2002年2月18日 月曜日       

今朝の写真 
CANON EOS-D30
CANON ZOOM 17-35 F2.8
撮影枚数20枚

ロックの賑わい
 浅草の桜が満開になった!って言っても、仲見
世商店街に造花の桜が並んだだけだが、一気に明
るくなったような気がする。去年の記録を見ると
この桜が取り付けられたのは2月23日なので、
今年はちょっと早い。まだまだ寒い日が続くがあ
と一月もすれば本物の桜が咲き乱れるのだろう。
「歌った、踊った、喋った、泣いた、笑われた。
」これは、浅草演芸ホールの松倉会長が書いた本
の名前だ。渥美清・由利徹・三波伸介・伊藤四郎
・萩本欽一・坂上二郎そしてビートたけし。本の
タイトル通り、浅草から多くの芸能人が世に出て
いった。出ていってしまったというほうが正しい
のかもしれない。先日演芸ホールの知り合いから
貰ったこの本だが、どうせ、良き時代の浅草を誇
る私小説に過ぎないものと読みもせずにほっぽっ
ておいたのだが、昨日ひょんなことで、この本の
虜になってしまった。パラパラめくっていると、
浅草の芸人達の師匠だった深見千三郎さんの話が
克明に書かれているではないか。テレビ時代到来
で浅草で育った芸人達が、みんなテレビに取られ
てしまっても、浅草の火を守り通した根っからの
浅草芸人である。あほまろは学生時代、ロック座
の座長だった深見千三郎劇団を観るためにストリ
ップ劇場に通った。当初はストリップを観るのが
目的ではあったが、いつの間にか深見千三郎の魅
力に取り憑かれ、深見の芝居の時間を狙って通っ
たものだった。古典落語のように、何度同じ話を
聞いても面白いと思えるように、深見の芝居も同
様で、毎日同じお芝居を観ていても面白かったし
飽きなかった。
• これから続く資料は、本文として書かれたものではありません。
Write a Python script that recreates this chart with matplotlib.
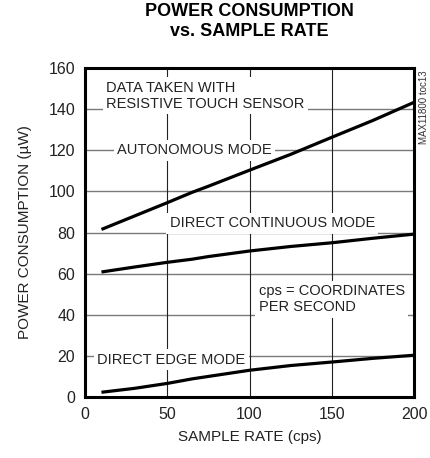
import matplotlib
matplotlib.use("Agg")
import matplotlib.pyplot as plt

plt.rcParams["font.family"] = ["Liberation Sans", "DejaVu Sans"]

# sample rate (cps)
rate = [10, 30, 50, 65, 75, 100, 125, 150, 175, 200]

autonomous = [81.5, 88.0, 94.5, 99.5, 102.5, 110.3, 118.0, 126.3, 134.5, 143.3]
direct_continuous = [60.8, 63.2, 65.5, 67.0, 68.3, 71.0, 73.2, 75.0, 77.2, 79.2]
direct_edge = [2.3, 4.2, 6.6, 8.8, 10.0, 13.0, 15.3, 17.0, 18.8, 20.3]

x_ticks = [0, 50, 100, 150, 200]
y_ticks = [0, 20, 40, 60, 80, 100, 120, 140, 160]

fig = plt.figure(figsize=(4.30, 4.58), dpi=100)
ax = fig.add_axes([0.1977, 0.1332, 0.7651, 0.7183])

for y in y_ticks[1:-1]:
    ax.axhline(y, color="#7a7a7a", lw=1.0, zorder=1)
for x in x_ticks[1:-1]:
    ax.axvline(x, color="#222222", lw=0.8, zorder=1)

for series in (autonomous, direct_continuous, direct_edge):
    ax.plot(rate, series, color="black", lw=2.3, zorder=3, solid_capstyle="butt")

# labels sit on white boxes that break the grid, but stay under the curves
box = dict(facecolor="white", edgecolor="none", pad=2.5)
txt = dict(fontsize=10.5, color="#222222", zorder=2, bbox=box)

ax.text(13, 146.5, "DATA TAKEN WITH\nRESISTIVE TOUCH SENSOR", ha="left", va="center",
        linespacing=1.2, **txt)
ax.text(19.5, 120, "AUTONOMOUS MODE", ha="left", va="center", **txt)
ax.text(51.5, 84.5, "DIRECT CONTINUOUS MODE", ha="left", va="center", **txt)
ax.text(105.5, 47.5, "cps = COORDINATES\nPER SECOND", ha="left", va="center",
        linespacing=1.2, **txt)
ax.text(7.3, 18, "DIRECT EDGE MODE", ha="left", va="center", **txt)

ax.set_xlim(0, 200)
ax.set_ylim(0, 160)
ax.set_xticks(x_ticks)
ax.set_yticks(y_ticks)
ax.tick_params(length=0, labelsize=11.5, pad=7, colors="#222222")
for s in ax.spines.values():
    s.set_linewidth(2.2)
    s.set_color("black")
    s.set_zorder(5)

ax.set_xlabel("SAMPLE RATE (cps)", fontsize=11, color="#222222", labelpad=6)
ax.set_ylabel("POWER CONSUMPTION (\u00b5W)", fontsize=11, color="#222222", labelpad=12)

fig.text(0.579, 0.953, "POWER CONSUMPTION\nvs. SAMPLE RATE", ha="center", va="center",
         fontsize=13, fontweight="bold", linespacing=1.2)
fig.text(0.986, 0.765, "MAX11800 toc13", rotation=90, ha="center", va="center",
         fontsize=7, color="#333333")

fig.savefig("out.png", dpi=100)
それもそのはず出演者は同じでも
、客は毎日違っている。深見千三郎は、その毎日
違ったお客をネタにアドリブで芝居を進行して行
く天才だった。特に記憶に鮮明なのが「監督コン
ト」。深見が客席に隠れて座っている。舞台では
臭い芝居が演じられ客席からヤジが飛び交う。そ
こに深見が”カット”と、大声を上げて舞台に駆
け上がって行く。そして大根役者に芝居を着ける
。これがなんとも小気味良く楽しいのだ。後にク
レージーキャッツやドリフターズがテレビネタと
して真似て大受けをした、いわゆるウチワネタの
元祖だったのだ。浅草には松竹のデンスケ劇場な
ども楽しかったが、同じ木戸銭を出すのならこっ
ちの方が充分価値が有ると思って通い詰めたのだ
った。                   
 そんな懐かしい”ロック”の思い出を彷彿させ
てくれたこの「歌った、踊った、喋った、泣いた
、笑われた。」。今朝は昔の記憶を辿りながらロ
ックを歩く。当時の喧騒は無くなってしまい、過
去華やかな時期も有ったであろうホームレスの老
人達が無気力に座っている。ただ、その側のパチ
ンコ屋前には、一攫千金を夢見るギャンブラーの
行列がロック通りを賑わしているのだった。  
 元フランス座(現在の東洋館)で行われていた
テレビドラマの撮影は、スカイパーフェクトテレ
ビが制作している「浅草キッド」というドラマら
しい。北野武がフランス座のエレベータボーイを
していた頃、深見千三郎との出逢いを描いたドラ
マなのだとか。仲見世には桜が咲き春が来たが、
ここ”ロック”にももう一度花が咲いて欲しい。
みんな戻ってきて欲しい・・・。